Karena itu, dia menilai pembentukan Koperasi Desa Merah Putih, sebaiknya diarahkan untuk memperkuat rantai pasok dan membantu produk desa menembus pasar luar wilayah, bukan sekadar memenuhi kebutuhan konsumsi lokal.
Dengan demikian, bagi Edy, semangat pemberdayaan yang dibawa melalui program dana transfer ke daerah dapat benar-benar mendorong ekonomi
CEO Investortrust.id, Primus Dorimulu menjelaskan dari empat mesin utama penggerak ekonomi, yaitu konsumsi, investasi, ekspor, dan belanja pemerintah, TKD menjadi salah satu penopang yang paling berpengaruh bagi pelaku usaha kecil di daerah.
Alokasi TKD 2026 ditetapkan sebesar Rp693 triliun, naik Rp43 triliun dari rancangan awal, namun masih turun tajam dibanding 2025 yang mencapai Rp848,5 triliun. Menurutnya kondisi ini menimbulkan kekhawatiran di kalangan pengusaha daerah karena dapat mengurangi daya gerak ekonomi lokal.

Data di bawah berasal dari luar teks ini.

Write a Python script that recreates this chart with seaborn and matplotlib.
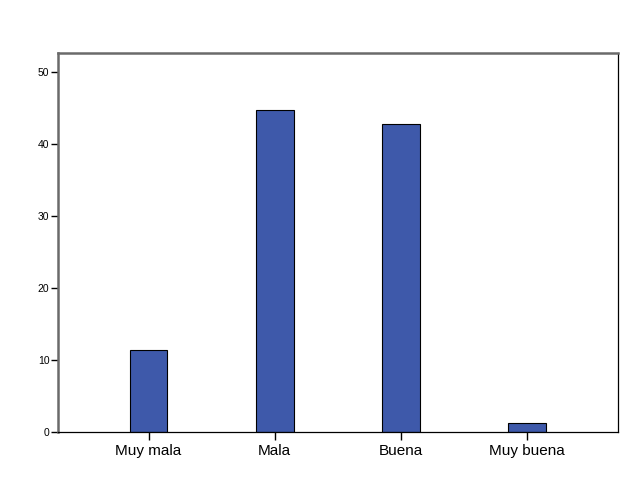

Menurut Primus, sebagian besar UMKM yang berada di luar pusat ekonomi sangat bergantung pada proyek-proyek daerah yang bersumber dari TKD. Penyaluran dana yang lebih efektif akan membantu memperkuat likuiditas perekonomian, menjaga stabilitas usaha kecil, dan membuka ruang ekspansi bagi sektor produktif.
“Di daerah tidak banyak korporasi besar, yang terbanyak adalah usaha mikro dan kecil,” ujarnya.